Directions for this task:
Write out the full listing again, exactly as it stands.
— start of Provided material —
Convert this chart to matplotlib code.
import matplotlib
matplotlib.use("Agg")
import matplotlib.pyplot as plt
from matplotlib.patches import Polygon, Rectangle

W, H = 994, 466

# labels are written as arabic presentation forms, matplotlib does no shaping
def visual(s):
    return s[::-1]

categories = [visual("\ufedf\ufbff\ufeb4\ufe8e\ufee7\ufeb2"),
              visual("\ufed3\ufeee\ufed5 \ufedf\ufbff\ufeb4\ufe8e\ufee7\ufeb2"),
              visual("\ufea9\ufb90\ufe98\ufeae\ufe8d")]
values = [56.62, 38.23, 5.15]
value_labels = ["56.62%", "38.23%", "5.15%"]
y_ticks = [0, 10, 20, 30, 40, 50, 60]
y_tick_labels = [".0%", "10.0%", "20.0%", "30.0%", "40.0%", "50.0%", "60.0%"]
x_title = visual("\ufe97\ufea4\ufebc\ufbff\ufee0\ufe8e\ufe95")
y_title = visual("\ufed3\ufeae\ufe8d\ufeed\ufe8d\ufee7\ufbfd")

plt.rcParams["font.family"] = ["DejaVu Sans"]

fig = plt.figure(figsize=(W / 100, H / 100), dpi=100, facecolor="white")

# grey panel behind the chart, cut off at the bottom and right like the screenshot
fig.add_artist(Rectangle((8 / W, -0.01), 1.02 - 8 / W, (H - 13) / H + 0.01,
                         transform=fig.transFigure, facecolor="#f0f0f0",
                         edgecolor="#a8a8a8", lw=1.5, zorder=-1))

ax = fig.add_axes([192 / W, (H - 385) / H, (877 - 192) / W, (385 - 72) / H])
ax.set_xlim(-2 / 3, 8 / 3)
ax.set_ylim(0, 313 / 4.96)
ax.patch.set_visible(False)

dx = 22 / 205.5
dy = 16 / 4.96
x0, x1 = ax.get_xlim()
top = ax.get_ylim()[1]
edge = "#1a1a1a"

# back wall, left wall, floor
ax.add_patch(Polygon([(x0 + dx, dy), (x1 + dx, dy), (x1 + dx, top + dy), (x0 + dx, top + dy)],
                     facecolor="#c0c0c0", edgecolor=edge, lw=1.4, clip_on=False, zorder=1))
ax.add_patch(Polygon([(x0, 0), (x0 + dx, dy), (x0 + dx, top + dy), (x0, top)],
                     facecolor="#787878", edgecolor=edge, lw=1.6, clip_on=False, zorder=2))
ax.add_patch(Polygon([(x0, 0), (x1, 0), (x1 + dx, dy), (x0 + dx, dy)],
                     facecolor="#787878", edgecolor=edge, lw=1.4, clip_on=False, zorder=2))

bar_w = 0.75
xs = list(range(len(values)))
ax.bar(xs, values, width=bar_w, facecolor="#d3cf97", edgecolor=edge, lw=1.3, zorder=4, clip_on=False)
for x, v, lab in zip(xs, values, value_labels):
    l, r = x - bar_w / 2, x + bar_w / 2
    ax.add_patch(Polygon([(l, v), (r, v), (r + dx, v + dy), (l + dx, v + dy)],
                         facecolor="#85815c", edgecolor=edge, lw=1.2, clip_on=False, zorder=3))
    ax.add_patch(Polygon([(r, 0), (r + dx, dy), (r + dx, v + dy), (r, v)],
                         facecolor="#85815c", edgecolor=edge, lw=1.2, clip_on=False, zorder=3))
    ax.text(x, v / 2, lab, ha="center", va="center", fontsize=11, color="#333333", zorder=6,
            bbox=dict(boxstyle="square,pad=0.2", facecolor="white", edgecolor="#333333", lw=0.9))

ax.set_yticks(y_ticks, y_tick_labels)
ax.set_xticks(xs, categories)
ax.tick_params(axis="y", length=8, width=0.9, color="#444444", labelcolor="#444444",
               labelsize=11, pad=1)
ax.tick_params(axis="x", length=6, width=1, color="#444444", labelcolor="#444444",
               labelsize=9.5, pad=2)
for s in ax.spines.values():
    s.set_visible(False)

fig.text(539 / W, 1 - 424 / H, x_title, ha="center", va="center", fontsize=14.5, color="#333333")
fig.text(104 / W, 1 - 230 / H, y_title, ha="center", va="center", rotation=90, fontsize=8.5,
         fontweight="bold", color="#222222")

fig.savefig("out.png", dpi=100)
— end of Provided material —
The solution:
Convert this chart to matplotlib code.
import matplotlib
matplotlib.use("Agg")
import matplotlib.pyplot as plt
from matplotlib.patches import Polygon, Rectangle

W, H = 994, 466

# labels are written as arabic presentation forms, matplotlib does no shaping
def visual(s):
    return s[::-1]

categories = [visual("\ufedf\ufbff\ufeb4\ufe8e\ufee7\ufeb2"),
              visual("\ufed3\ufeee\ufed5 \ufedf\ufbff\ufeb4\ufe8e\ufee7\ufeb2"),
              visual("\ufea9\ufb90\ufe98\ufeae\ufe8d")]
values = [56.62, 38.23, 5.15]
value_labels = ["56.62%", "38.23%", "5.15%"]
y_ticks = [0, 10, 20, 30, 40, 50, 60]
y_tick_labels = [".0%", "10.0%", "20.0%", "30.0%", "40.0%", "50.0%", "60.0%"]
x_title = visual("\ufe97\ufea4\ufebc\ufbff\ufee0\ufe8e\ufe95")
y_title = visual("\ufed3\ufeae\ufe8d\ufeed\ufe8d\ufee7\ufbfd")

plt.rcParams["font.family"] = ["DejaVu Sans"]

fig = plt.figure(figsize=(W / 100, H / 100), dpi=100, facecolor="white")

# grey panel behind the chart, cut off at the bottom and right like the screenshot
fig.add_artist(Rectangle((8 / W, -0.01), 1.02 - 8 / W, (H - 13) / H + 0.01,
                         transform=fig.transFigure, facecolor="#f0f0f0",
                         edgecolor="#a8a8a8", lw=1.5, zorder=-1))

ax = fig.add_axes([192 / W, (H - 385) / H, (877 - 192) / W, (385 - 72) / H])
ax.set_xlim(-2 / 3, 8 / 3)
ax.set_ylim(0, 313 / 4.96)
ax.patch.set_visible(False)

dx = 22 / 205.5
dy = 16 / 4.96
x0, x1 = ax.get_xlim()
top = ax.get_ylim()[1]
edge = "#1a1a1a"

# back wall, left wall, floor
ax.add_patch(Polygon([(x0 + dx, dy), (x1 + dx, dy), (x1 + dx, top + dy), (x0 + dx, top + dy)],
                     facecolor="#c0c0c0", edgecolor=edge, lw=1.4, clip_on=False, zorder=1))
ax.add_patch(Polygon([(x0, 0), (x0 + dx, dy), (x0 + dx, top + dy), (x0, top)],
                     facecolor="#787878", edgecolor=edge, lw=1.6, clip_on=False, zorder=2))
ax.add_patch(Polygon([(x0, 0), (x1, 0), (x1 + dx, dy), (x0 + dx, dy)],
                     facecolor="#787878", edgecolor=edge, lw=1.4, clip_on=False, zorder=2))

bar_w = 0.75
xs = list(range(len(values)))
ax.bar(xs, values, width=bar_w, facecolor="#d3cf97", edgecolor=edge, lw=1.3, zorder=4, clip_on=False)
for x, v, lab in zip(xs, values, value_labels):
    l, r = x - bar_w / 2, x + bar_w / 2
    ax.add_patch(Polygon([(l, v), (r, v), (r + dx, v + dy), (l + dx, v + dy)],
                         facecolor="#85815c", edgecolor=edge, lw=1.2, clip_on=False, zorder=3))
    ax.add_patch(Polygon([(r, 0), (r + dx, dy), (r + dx, v + dy), (r, v)],
                         facecolor="#85815c", edgecolor=edge, lw=1.2, clip_on=False, zorder=3))
    ax.text(x, v / 2, lab, ha="center", va="center", fontsize=11, color="#333333", zorder=6,
            bbox=dict(boxstyle="square,pad=0.2", facecolor="white", edgecolor="#333333", lw=0.9))

ax.set_yticks(y_ticks, y_tick_labels)
ax.set_xticks(xs, categories)
ax.tick_params(axis="y", length=8, width=0.9, color="#444444", labelcolor="#444444",
               labelsize=11, pad=1)
ax.tick_params(axis="x", length=6, width=1, color="#444444", labelcolor="#444444",
               labelsize=9.5, pad=2)
for s in ax.spines.values():
    s.set_visible(False)

fig.text(539 / W, 1 - 424 / H, x_title, ha="center", va="center", fontsize=14.5, color="#333333")
fig.text(104 / W, 1 - 230 / H, y_title, ha="center", va="center", rotation=90, fontsize=8.5,
         fontweight="bold", color="#222222")

fig.savefig("out.png", dpi=100)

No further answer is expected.